Mike Dunleavy Jr.

The coach’s son who carved his own path.

Forward6’9”1999–021st Rd, 3rd Overall — Warriors
3 Duke seasons • 2001 NCAA Champion (team-high 21 in title game) • Consensus All-American • 15 NBA seasons • 986 games
Now: General Manager, Golden State Warriors

Michael Joseph Dunleavy Jr. was born September 15, 1980, in Fort Worth, Texas. His father, Mike Dunleavy Sr., was an NBA player whose career spanned 11 seasons before chronic back pain forced his retirement. His mother Emily raised three boys — Mike Jr., Baker, and James — in a household that never stayed in one city long. Basketball was the family business. It still is: Baker played at Villanova and coached at Quinnipiac, James played at USC and became an NBA agent.

When Mike Jr. was ten, his father took the head coaching job with the Los Angeles Lakers. The team featured Magic Johnson and James Worthy. The 1990–91 Lakers reached the NBA Finals before losing to Jordan’s Bulls. A ten-year-old boy had a front-row seat to the end of one era and the beginning of another. ‘Magic Johnson is one of the great athletes, leaders, and winners of all time. To be around somebody like that was great.’

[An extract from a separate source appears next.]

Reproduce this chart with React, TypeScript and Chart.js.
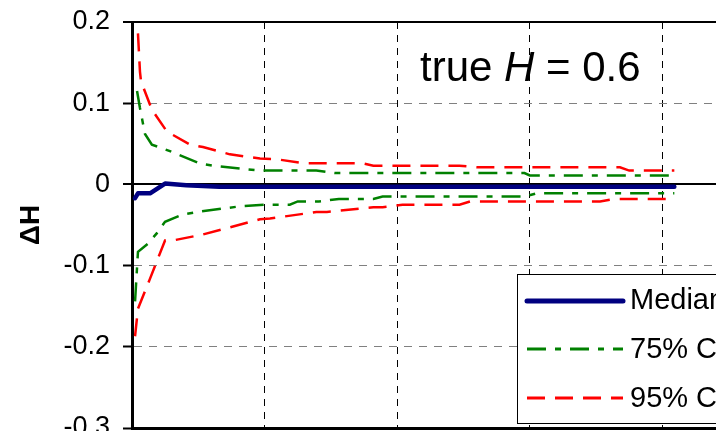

The family moved when the jobs moved. Milwaukee (Bucks), where Mike Jr. attended University School of Milwaukee and Homestead High. Then Portland (Trail Blazers), where his father won NBA Coach of the Year in 1999. Mike transferred to Jesuit High School in Beaverton, Oregon — and did something almost no high schooler gets to do: he practiced against his father’s players. Steve Smith. Bonzi Wells. Rasheed Wallace. ‘Hey, I was a 16-year-old kid playing against pros. It definitely made me better.’ He led Jesuit to the 1999 Oregon 4A State Championship, 65–38 over North Salem.

The biggest lesson was what he saw, not what he was told. ‘Preparation was my dad’s biggest thing. I remember him being up late at night, all night, watching film. That’s something I’ve applied to my craft.’ He chose Duke. Coach K saw in him the most versatile forward since Grant Hill.